**Set problem**
Output every line of the material exactly, omitting images.

**Data provided**

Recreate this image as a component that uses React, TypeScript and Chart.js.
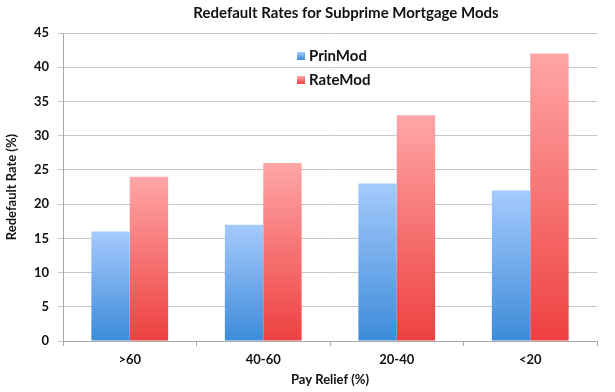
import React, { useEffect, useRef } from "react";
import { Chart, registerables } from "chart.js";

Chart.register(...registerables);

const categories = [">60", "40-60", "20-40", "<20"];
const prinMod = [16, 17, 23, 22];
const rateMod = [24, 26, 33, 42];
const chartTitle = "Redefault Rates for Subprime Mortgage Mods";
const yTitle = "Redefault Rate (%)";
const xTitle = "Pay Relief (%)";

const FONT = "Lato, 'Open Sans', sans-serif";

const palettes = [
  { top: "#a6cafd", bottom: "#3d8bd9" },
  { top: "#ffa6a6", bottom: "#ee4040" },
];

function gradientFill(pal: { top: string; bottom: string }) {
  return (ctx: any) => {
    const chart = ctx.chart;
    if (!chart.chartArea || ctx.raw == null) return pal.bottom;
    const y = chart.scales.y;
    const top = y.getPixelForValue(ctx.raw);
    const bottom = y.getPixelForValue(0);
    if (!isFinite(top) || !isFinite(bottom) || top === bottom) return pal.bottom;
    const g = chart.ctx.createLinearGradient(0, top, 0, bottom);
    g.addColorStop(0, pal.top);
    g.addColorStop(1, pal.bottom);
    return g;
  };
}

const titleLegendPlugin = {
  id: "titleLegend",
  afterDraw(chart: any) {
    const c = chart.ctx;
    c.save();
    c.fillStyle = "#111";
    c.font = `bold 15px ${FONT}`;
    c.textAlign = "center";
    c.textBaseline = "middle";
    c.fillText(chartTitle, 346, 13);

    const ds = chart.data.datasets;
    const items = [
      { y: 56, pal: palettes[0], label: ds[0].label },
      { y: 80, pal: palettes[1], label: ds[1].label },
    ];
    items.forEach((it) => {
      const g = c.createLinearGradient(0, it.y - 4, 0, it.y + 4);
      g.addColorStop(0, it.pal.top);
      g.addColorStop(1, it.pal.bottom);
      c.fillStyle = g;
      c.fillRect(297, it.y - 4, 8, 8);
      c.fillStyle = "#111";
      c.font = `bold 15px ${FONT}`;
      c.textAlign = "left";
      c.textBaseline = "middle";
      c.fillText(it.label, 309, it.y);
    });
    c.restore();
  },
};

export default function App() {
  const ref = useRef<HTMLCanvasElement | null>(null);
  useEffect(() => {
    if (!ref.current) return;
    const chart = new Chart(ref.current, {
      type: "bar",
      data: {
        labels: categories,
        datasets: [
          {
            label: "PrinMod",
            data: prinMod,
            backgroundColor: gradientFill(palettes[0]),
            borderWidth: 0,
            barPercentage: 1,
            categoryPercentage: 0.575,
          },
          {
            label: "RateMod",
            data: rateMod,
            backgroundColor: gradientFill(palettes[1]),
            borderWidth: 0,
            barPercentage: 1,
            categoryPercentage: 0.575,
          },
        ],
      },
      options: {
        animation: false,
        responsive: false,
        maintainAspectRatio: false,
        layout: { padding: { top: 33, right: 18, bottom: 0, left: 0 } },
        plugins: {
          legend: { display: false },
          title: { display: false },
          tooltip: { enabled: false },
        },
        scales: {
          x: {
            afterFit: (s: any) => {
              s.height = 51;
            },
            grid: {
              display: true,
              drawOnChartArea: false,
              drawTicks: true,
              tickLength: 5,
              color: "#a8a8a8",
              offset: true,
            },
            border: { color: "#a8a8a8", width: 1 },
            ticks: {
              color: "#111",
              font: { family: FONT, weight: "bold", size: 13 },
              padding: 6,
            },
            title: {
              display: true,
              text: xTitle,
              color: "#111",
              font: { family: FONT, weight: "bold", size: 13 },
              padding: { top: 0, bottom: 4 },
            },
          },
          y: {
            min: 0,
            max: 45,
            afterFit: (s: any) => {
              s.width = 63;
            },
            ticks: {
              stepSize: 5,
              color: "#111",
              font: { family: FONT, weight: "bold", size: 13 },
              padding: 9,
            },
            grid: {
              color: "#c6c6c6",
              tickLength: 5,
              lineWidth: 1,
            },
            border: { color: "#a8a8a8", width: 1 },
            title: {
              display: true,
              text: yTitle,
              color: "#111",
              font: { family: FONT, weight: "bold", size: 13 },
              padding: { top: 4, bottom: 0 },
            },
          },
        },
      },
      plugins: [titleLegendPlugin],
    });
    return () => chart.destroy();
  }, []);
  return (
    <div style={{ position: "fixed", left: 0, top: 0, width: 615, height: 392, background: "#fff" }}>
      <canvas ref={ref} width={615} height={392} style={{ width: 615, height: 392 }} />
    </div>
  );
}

**Solution for this task**
Recreate this image as a component that uses React, TypeScript and Chart.js.
import React, { useEffect, useRef } from "react";
import { Chart, registerables } from "chart.js";

Chart.register(...registerables);

const categories = [">60", "40-60", "20-40", "<20"];
const prinMod = [16, 17, 23, 22];
const rateMod = [24, 26, 33, 42];
const chartTitle = "Redefault Rates for Subprime Mortgage Mods";
const yTitle = "Redefault Rate (%)";
const xTitle = "Pay Relief (%)";

const FONT = "Lato, 'Open Sans', sans-serif";

const palettes = [
  { top: "#a6cafd", bottom: "#3d8bd9" },
  { top: "#ffa6a6", bottom: "#ee4040" },
];

function gradientFill(pal: { top: string; bottom: string }) {
  return (ctx: any) => {
    const chart = ctx.chart;
    if (!chart.chartArea || ctx.raw == null) return pal.bottom;
    const y = chart.scales.y;
    const top = y.getPixelForValue(ctx.raw);
    const bottom = y.getPixelForValue(0);
    if (!isFinite(top) || !isFinite(bottom) || top === bottom) return pal.bottom;
    const g = chart.ctx.createLinearGradient(0, top, 0, bottom);
    g.addColorStop(0, pal.top);
    g.addColorStop(1, pal.bottom);
    return g;
  };
}

const titleLegendPlugin = {
  id: "titleLegend",
  afterDraw(chart: any) {
    const c = chart.ctx;
    c.save();
    c.fillStyle = "#111";
    c.font = `bold 15px ${FONT}`;
    c.textAlign = "center";
    c.textBaseline = "middle";
    c.fillText(chartTitle, 346, 13);

    const ds = chart.data.datasets;
    const items = [
      { y: 56, pal: palettes[0], label: ds[0].label },
      { y: 80, pal: palettes[1], label: ds[1].label },
    ];
    items.forEach((it) => {
      const g = c.createLinearGradient(0, it.y - 4, 0, it.y + 4);
      g.addColorStop(0, it.pal.top);
      g.addColorStop(1, it.pal.bottom);
      c.fillStyle = g;
      c.fillRect(297, it.y - 4, 8, 8);
      c.fillStyle = "#111";
      c.font = `bold 15px ${FONT}`;
      c.textAlign = "left";
      c.textBaseline = "middle";
      c.fillText(it.label, 309, it.y);
    });
    c.restore();
  },
};

export default function App() {
  const ref = useRef<HTMLCanvasElement | null>(null);
  useEffect(() => {
    if (!ref.current) return;
    const chart = new Chart(ref.current, {
      type: "bar",
      data: {
        labels: categories,
        datasets: [
          {
            label: "PrinMod",
            data: prinMod,
            backgroundColor: gradientFill(palettes[0]),
            borderWidth: 0,
            barPercentage: 1,
            categoryPercentage: 0.575,
          },
          {
            label: "RateMod",
            data: rateMod,
            backgroundColor: gradientFill(palettes[1]),
            borderWidth: 0,
            barPercentage: 1,
            categoryPercentage: 0.575,
          },
        ],
      },
      options: {
        animation: false,
        responsive: false,
        maintainAspectRatio: false,
        layout: { padding: { top: 33, right: 18, bottom: 0, left: 0 } },
        plugins: {
          legend: { display: false },
          title: { display: false },
          tooltip: { enabled: false },
        },
        scales: {
          x: {
            afterFit: (s: any) => {
              s.height = 51;
            },
            grid: {
              display: true,
              drawOnChartArea: false,
              drawTicks: true,
              tickLength: 5,
              color: "#a8a8a8",
              offset: true,
            },
            border: { color: "#a8a8a8", width: 1 },
            ticks: {
              color: "#111",
              font: { family: FONT, weight: "bold", size: 13 },
              padding: 6,
            },
            title: {
              display: true,
              text: xTitle,
              color: "#111",
              font: { family: FONT, weight: "bold", size: 13 },
              padding: { top: 0, bottom: 4 },
            },
          },
          y: {
            min: 0,
            max: 45,
            afterFit: (s: any) => {
              s.width = 63;
            },
            ticks: {
              stepSize: 5,
              color: "#111",
              font: { family: FONT, weight: "bold", size: 13 },
              padding: 9,
            },
            grid: {
              color: "#c6c6c6",
              tickLength: 5,
              lineWidth: 1,
            },
            border: { color: "#a8a8a8", width: 1 },
            title: {
              display: true,
              text: yTitle,
              color: "#111",
              font: { family: FONT, weight: "bold", size: 13 },
              padding: { top: 4, bottom: 0 },
            },
          },
        },
      },
      plugins: [titleLegendPlugin],
    });
    return () => chart.destroy();
  }, []);
  return (
    <div style={{ position: "fixed", left: 0, top: 0, width: 615, height: 392, background: "#fff" }}>
      <canvas ref={ref} width={615} height={392} style={{ width: 615, height: 392 }} />
    </div>
  );
}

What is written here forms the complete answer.